↓

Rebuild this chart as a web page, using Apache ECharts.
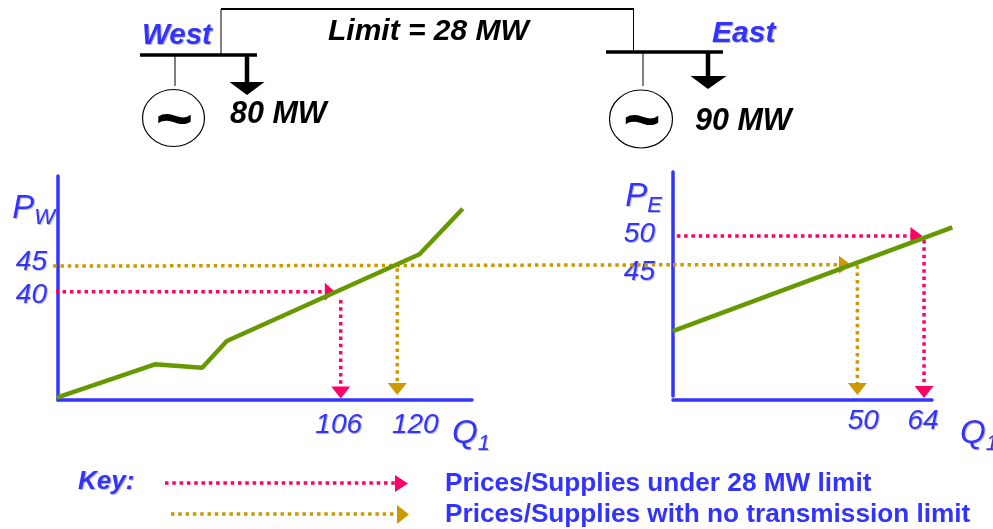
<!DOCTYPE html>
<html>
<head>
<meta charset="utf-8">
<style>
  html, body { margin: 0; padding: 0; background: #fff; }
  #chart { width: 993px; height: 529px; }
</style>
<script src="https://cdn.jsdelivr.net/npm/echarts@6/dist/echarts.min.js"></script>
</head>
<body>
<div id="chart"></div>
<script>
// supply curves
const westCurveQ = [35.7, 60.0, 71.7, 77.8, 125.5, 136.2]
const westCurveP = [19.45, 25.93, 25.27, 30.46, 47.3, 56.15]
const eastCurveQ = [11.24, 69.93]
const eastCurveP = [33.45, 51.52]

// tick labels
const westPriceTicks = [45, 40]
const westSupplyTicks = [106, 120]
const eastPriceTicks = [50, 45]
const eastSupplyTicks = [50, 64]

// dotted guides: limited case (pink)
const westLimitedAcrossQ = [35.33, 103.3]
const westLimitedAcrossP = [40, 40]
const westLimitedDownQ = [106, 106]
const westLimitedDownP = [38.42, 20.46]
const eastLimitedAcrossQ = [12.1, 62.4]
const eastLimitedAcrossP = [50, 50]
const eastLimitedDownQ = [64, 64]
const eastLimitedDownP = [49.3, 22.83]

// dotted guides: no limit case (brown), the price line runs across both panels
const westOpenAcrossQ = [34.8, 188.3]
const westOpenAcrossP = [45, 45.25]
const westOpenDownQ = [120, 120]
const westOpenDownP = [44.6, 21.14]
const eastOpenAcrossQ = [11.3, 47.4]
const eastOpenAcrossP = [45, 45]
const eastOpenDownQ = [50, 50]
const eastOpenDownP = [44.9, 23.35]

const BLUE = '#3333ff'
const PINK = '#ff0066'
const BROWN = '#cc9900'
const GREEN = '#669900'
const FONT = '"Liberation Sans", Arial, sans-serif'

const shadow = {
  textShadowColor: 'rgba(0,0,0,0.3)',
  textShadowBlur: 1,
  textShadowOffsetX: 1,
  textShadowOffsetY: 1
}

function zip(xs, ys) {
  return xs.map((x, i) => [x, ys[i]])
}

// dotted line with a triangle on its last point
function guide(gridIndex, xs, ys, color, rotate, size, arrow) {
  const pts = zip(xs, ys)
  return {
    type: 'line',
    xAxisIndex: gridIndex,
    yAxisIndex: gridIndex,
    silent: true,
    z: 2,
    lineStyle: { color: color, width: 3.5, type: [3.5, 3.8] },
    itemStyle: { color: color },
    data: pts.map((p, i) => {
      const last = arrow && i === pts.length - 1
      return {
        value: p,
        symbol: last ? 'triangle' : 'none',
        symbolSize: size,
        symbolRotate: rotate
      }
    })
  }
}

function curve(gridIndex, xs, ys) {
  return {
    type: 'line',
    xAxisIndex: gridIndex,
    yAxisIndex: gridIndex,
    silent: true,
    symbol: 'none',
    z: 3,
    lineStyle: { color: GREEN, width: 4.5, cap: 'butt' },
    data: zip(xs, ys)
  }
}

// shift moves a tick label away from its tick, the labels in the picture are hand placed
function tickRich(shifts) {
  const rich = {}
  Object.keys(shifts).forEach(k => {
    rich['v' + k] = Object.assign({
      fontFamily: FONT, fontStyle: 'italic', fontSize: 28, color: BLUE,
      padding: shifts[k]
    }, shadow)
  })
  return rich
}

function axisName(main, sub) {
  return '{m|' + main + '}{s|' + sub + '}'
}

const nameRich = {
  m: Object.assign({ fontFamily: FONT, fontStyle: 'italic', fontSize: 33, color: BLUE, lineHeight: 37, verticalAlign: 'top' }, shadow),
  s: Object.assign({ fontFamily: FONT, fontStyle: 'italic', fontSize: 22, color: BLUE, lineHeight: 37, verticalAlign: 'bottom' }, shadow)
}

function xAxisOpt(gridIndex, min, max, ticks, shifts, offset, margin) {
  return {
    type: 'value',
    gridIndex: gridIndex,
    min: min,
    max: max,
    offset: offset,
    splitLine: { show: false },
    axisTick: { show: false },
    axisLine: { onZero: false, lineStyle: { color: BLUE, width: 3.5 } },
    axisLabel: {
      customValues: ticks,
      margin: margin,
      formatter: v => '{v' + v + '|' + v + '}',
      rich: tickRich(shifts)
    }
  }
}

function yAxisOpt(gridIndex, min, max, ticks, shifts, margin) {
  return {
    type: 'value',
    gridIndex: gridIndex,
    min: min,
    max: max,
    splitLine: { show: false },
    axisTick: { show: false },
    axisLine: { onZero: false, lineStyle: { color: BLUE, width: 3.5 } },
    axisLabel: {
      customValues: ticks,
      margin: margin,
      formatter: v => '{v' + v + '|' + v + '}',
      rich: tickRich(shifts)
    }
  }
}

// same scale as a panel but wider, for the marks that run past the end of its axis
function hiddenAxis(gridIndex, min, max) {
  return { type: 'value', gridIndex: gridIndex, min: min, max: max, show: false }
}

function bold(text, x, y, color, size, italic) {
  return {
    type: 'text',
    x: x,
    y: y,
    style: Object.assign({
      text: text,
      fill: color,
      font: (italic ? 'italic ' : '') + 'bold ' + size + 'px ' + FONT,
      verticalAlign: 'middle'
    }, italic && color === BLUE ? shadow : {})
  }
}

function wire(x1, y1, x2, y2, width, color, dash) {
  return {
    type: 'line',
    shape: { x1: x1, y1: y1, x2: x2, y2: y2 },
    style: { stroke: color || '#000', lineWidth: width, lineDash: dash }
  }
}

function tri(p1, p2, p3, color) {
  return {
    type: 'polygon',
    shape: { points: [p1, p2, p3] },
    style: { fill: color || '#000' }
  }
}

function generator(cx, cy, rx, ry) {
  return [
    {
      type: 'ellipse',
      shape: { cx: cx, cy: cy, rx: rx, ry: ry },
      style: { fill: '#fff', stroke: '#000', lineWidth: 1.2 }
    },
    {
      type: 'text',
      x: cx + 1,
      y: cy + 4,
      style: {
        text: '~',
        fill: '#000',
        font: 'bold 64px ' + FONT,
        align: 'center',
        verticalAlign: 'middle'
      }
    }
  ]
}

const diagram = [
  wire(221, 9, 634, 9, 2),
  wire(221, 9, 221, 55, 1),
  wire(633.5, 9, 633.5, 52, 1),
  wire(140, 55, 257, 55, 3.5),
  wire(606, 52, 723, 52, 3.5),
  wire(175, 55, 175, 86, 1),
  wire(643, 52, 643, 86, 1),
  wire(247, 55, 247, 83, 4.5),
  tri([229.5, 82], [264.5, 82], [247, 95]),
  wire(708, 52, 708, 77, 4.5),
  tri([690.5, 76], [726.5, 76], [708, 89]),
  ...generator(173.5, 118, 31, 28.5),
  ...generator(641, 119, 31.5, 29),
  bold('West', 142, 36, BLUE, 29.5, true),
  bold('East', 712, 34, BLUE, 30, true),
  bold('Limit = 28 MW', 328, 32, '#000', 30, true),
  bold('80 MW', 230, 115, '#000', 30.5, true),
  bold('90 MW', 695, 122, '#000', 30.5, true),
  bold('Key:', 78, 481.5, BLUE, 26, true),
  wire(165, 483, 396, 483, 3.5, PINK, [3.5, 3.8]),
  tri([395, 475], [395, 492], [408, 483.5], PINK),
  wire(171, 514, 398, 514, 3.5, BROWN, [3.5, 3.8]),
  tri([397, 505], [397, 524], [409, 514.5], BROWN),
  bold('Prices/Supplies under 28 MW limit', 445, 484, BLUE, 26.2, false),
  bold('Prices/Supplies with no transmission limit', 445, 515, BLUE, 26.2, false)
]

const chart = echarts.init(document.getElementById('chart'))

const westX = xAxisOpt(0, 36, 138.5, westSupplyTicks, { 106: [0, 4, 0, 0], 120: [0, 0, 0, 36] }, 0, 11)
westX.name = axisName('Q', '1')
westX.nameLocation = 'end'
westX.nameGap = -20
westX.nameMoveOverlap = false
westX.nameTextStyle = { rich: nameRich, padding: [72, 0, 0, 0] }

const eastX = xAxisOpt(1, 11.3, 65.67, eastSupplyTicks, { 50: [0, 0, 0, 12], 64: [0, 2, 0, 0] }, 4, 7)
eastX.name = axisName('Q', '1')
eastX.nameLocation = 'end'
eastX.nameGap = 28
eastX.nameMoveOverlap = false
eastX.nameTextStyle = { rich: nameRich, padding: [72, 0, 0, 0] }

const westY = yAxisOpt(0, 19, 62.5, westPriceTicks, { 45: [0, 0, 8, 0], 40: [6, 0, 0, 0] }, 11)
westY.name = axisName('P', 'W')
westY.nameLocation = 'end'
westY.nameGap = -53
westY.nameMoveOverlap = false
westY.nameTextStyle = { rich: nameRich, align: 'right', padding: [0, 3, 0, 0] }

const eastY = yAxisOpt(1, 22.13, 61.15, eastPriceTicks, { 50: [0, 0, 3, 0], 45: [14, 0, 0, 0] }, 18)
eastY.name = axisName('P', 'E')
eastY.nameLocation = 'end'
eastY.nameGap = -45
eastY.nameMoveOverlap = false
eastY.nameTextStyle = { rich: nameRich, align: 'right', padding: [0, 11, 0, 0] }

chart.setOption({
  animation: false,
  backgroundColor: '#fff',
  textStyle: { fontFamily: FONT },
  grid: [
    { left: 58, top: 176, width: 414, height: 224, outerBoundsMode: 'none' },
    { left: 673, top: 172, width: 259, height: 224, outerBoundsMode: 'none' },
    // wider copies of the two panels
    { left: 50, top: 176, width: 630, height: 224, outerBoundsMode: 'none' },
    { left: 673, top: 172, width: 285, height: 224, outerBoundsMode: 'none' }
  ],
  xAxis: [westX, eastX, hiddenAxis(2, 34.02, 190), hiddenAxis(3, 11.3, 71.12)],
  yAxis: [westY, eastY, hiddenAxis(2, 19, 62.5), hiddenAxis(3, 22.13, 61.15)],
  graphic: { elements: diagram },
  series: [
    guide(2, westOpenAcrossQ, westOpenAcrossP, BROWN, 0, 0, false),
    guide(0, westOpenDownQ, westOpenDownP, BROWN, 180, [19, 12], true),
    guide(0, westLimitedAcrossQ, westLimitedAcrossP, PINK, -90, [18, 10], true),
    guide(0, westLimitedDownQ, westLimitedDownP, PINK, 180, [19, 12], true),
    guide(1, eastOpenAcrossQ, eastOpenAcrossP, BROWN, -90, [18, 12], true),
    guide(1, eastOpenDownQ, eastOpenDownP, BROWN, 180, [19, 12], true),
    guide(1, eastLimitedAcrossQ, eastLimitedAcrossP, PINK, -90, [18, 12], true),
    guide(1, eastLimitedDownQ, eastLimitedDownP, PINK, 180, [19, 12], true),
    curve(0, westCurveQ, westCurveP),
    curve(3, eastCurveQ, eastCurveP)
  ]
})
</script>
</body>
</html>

↑

# [WHAT YOU ARE ASKED TO DO]
Extract, word for word, each line from the top of the data down to and including the line with "const eastSupplyTicks = [50, 64]"; skip the pictures.

# [COMPLETED TASK]
Rebuild this chart as a web page, using Apache ECharts.
<!DOCTYPE html>
<html>
<head>
<meta charset="utf-8">
<style>
  html, body { margin: 0; padding: 0; background: #fff; }
  #chart { width: 993px; height: 529px; }
</style>
<script src="https://cdn.jsdelivr.net/npm/echarts@6/dist/echarts.min.js"></script>
</head>
<body>
<div id="chart"></div>
<script>
// supply curves
const westCurveQ = [35.7, 60.0, 71.7, 77.8, 125.5, 136.2]
const westCurveP = [19.45, 25.93, 25.27, 30.46, 47.3, 56.15]
const eastCurveQ = [11.24, 69.93]
const eastCurveP = [33.45, 51.52]

// tick labels
const westPriceTicks = [45, 40]
const westSupplyTicks = [106, 120]
const eastPriceTicks = [50, 45]
const eastSupplyTicks = [50, 64]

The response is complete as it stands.